My advice to property managers and contractors: treat facade cleaning as a scheduled trade, not a cleanup task. Build it into your construction sequence with the same rigor you apply to glazing or mechanical. The cost of getting it right the first time is a fraction of the cost of re-cleaning after occupancy.

— Eliot

Vistadronecleaning’s post-construction facade cleaning services in South Florida

Vistadronecleaning serves commercial properties across Miami-Dade, Broward, and Palm Beach counties using FAA Part 107-certified pilots and tethered Lucid Bots Sherpa drones. For post-construction projects on high-rises and mixed-use towers, the drone-based approach eliminates scaffolding, boom lifts, and road closures while delivering a streak-free, de-ionized water rinse verified by TDS testing.

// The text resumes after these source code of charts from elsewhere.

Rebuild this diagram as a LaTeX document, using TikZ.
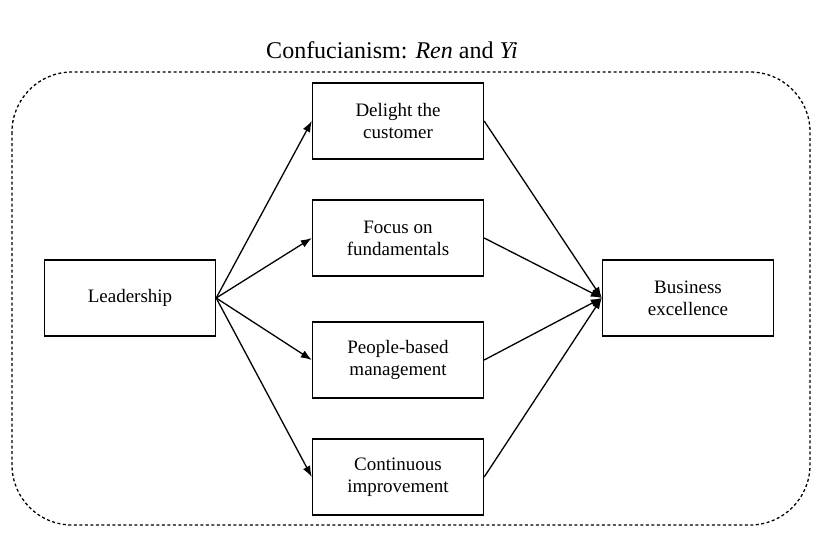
\documentclass[tikz,border=0pt]{standalone}
\usepackage{fontspec}
\setmainfont{Liberation Serif}
\usetikzlibrary{arrows.meta}
\begin{document}
\begin{tikzpicture}[x=1pt,y=-1pt,
  box/.style={draw,line width=1.4pt,minimum width=171pt,minimum height=76pt,align=center,font=\fontsize{19}{22}\selectfont,inner sep=0pt},
  arr/.style={-{Latex[length=11pt,width=8pt]},line width=1.3pt}]
\useasboundingbox (0,0) rectangle (820,538);
\draw[line width=1.3pt,dash pattern=on 3pt off 2.5pt,rounded corners=60pt] (12,72) rectangle (810,525);
\node[font=\fontsize{24}{26}\selectfont] (t) at (392,50) {Confucianism: \textit{Ren} and \textit{Yi}};
\node[box] (L) at (130,298) {Leadership};
\node[box] (D) at (398,121) {Delight the\\customer};
\node[box] (F) at (398,238) {Focus on\\fundamentals};
\node[box] (P) at (398,360) {People-based\\management};
\node[box] (C) at (398,477) {Continuous\\improvement};
\node[box] (B) at (688,298) {Business\\excellence};
\coordinate (Lo) at (L.east);
\coordinate (Bi) at (B.west);
\foreach \n in {D,F,P,C}{
  \draw[arr] (Lo) -- (\n.west);
  \draw[arr] (\n.east) -- (Bi);
}
\end{tikzpicture}
\end{document}
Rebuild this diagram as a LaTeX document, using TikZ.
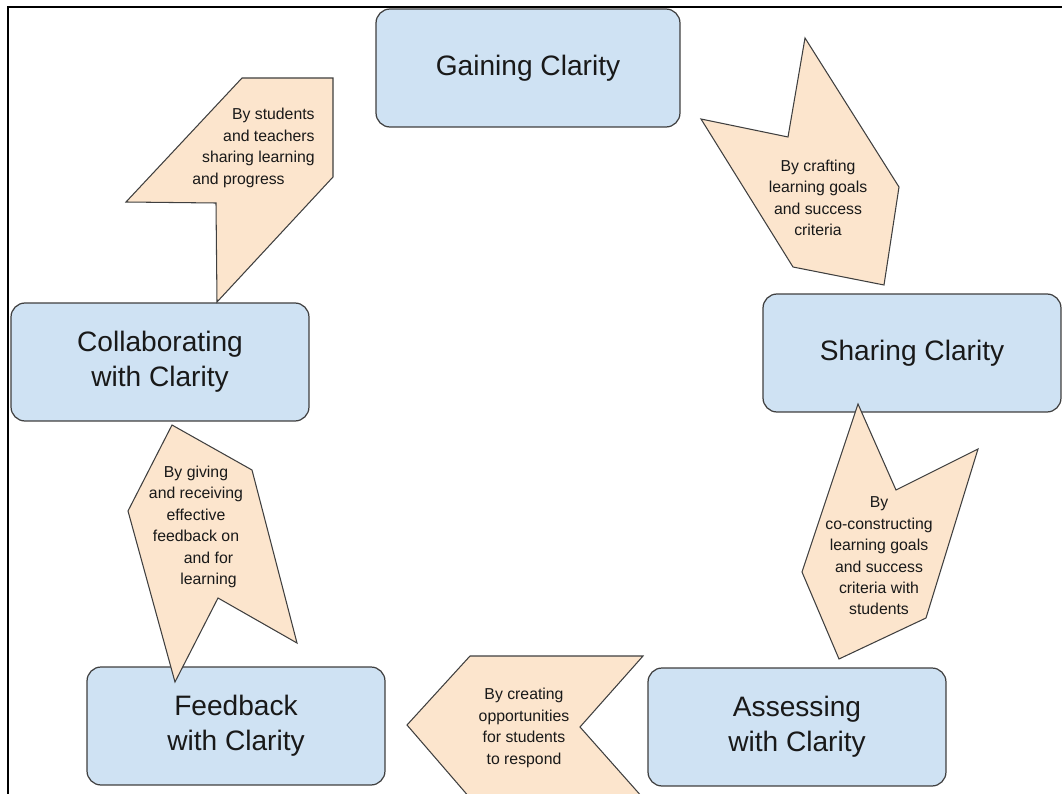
\documentclass[tikz,border=0pt]{standalone}
\usepackage{fontspec}
\setmainfont{Liberation Sans}
\definecolor{stageblue}{HTML}{CFE2F3}
\definecolor{notepeach}{HTML}{FCE5CD}
\definecolor{edgegray}{HTML}{3F3F3F}

\begin{document}
\begin{tikzpicture}[x=0.02cm, y=-0.02cm,
		stage/.style={rectangle, rounded corners=0.28cm, draw=edgegray, line width=0.7pt, fill=stageblue, minimum width=5.96cm, minimum height=2.36cm, align=center, font=\fontsize{16}{20}\selectfont, text=black!90},
		shout/.style={draw=edgegray, line width=0.6pt, fill=notepeach},
		note/.style={align=center, inner sep=0pt, font=\fontsize{9}{12.2}\selectfont, text=black!90}]
			\useasboundingbox (0,0) rectangle (1062,794);
			\clip (0,0) rectangle (1062,794);
			\draw[line width=1.4pt] (8,800) -- (8,7) -- (1070,7);

			\node[stage, minimum width=6.08cm] (gaining) at (528,68) {Gaining Clarity};
			\node[stage] (sharing) at (912,353) {Sharing Clarity};
			\node[stage] (assessing) at (797,727) {Assessing\\with Clarity};
			\node[stage] (feedback) at (236,726) {Feedback\\with Clarity};
			\node[stage] (collab) at (160,362) {Collaborating\\with Clarity};

			\draw[shout] (242,78) -- (333,78) -- (333,177) -- (217,302) -- (216,203) -- (126,202) -- cycle;
			\node[note, align=right, anchor=east] (sharelearning) at (315,148) {By students\\and teachers\\sharing learning\hspace*{0.2cm}\\and progress\hspace*{0.6cm}};

			\draw[shout] (805,38) -- (899,187) -- (884,285) -- (793,267) -- (701,119) -- (788,137) -- cycle;
			\node[note] (crafting) at (818,198) {By crafting\\learning goals\\and success\\criteria};

			\draw[shout] (858,404) -- (896,490) -- (978,449) -- (926,618) -- (839,659) -- (802,572) -- cycle;
			\node[note] (coconstruct) at (879,556) {By\\co-constructing\\learning goals\\and success\\criteria with\\students};

			\draw[shout] (407,725) -- (470,656) -- (643,656) -- (580,727) -- (643,798) -- (470,798) -- cycle;
			\node[note] (respond) at (524,728) {By creating\\opportunities\\for students\\to respond};

			\draw[shout] (172,425) -- (252,470) -- (297,643) -- (218,598) -- (175,682) -- (128,511) -- cycle;
			\node[note] (giving) at (196,527) {By giving\\and receiving\\effective\\feedback on\\\hspace*{0.5cm}and for\\\hspace*{0.5cm}learning};
		\end{tikzpicture}
\end{document}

https://vistadronecleaning.com

Projects typically complete in 1–3 days at 30–60% lower cost than traditional scaffold methods. Services cover drone facade cleaning, high-rise window washing, roof soft-wash, and EIFS soft-wash cleaning for synthetic stucco exteriors. Vistadronecleaning carries $2M liability insurance and provides free quotes within 24 hours. Contact the team to schedule your post-construction exterior cleaning assessment before your certificate of occupancy walk-through.

FAQ

What is post-construction facade cleaning?

Post-construction facade cleaning is the specialized removal of construction residue, mortar haze, silicone overspray, and protective film from a building’s exterior surfaces before occupancy. It follows a three-phase model distinct from routine maintenance cleaning.

Which OSHA standard applies to exterior post-construction cleaning?

OSHA 29 CFR 1926 governs post-construction exterior cleaning, not the general industry standard 1910. This affects fall protection requirements, silica dust controls, and chemical waste handling obligations on construction sites.

How do you verify a facade is clean enough to pass final inspection?

Use a handheld TDS meter to confirm rinsed glass surfaces read below 30 µS/cm, and conduct a raking light inspection at 600–1,000 lux and a 30-degree angle to detect residues invisible under flat lighting.

When should protective films be removed from facade surfaces?

Protective films must be removed within the manufacturer’s specified window, typically 90 days from installation. Delayed removal in South Florida’s salt air and humidity often requires aggressive solvents that risk damaging coatings and substrates.

Why should dry cleaning always come before wet cleaning on a facade?

Applying water to dry construction dust creates an abrasive slurry that micro-scratches glass and coated cladding. HEPA vacuuming or dry brushing all surfaces before any wet application prevents this damage entirely.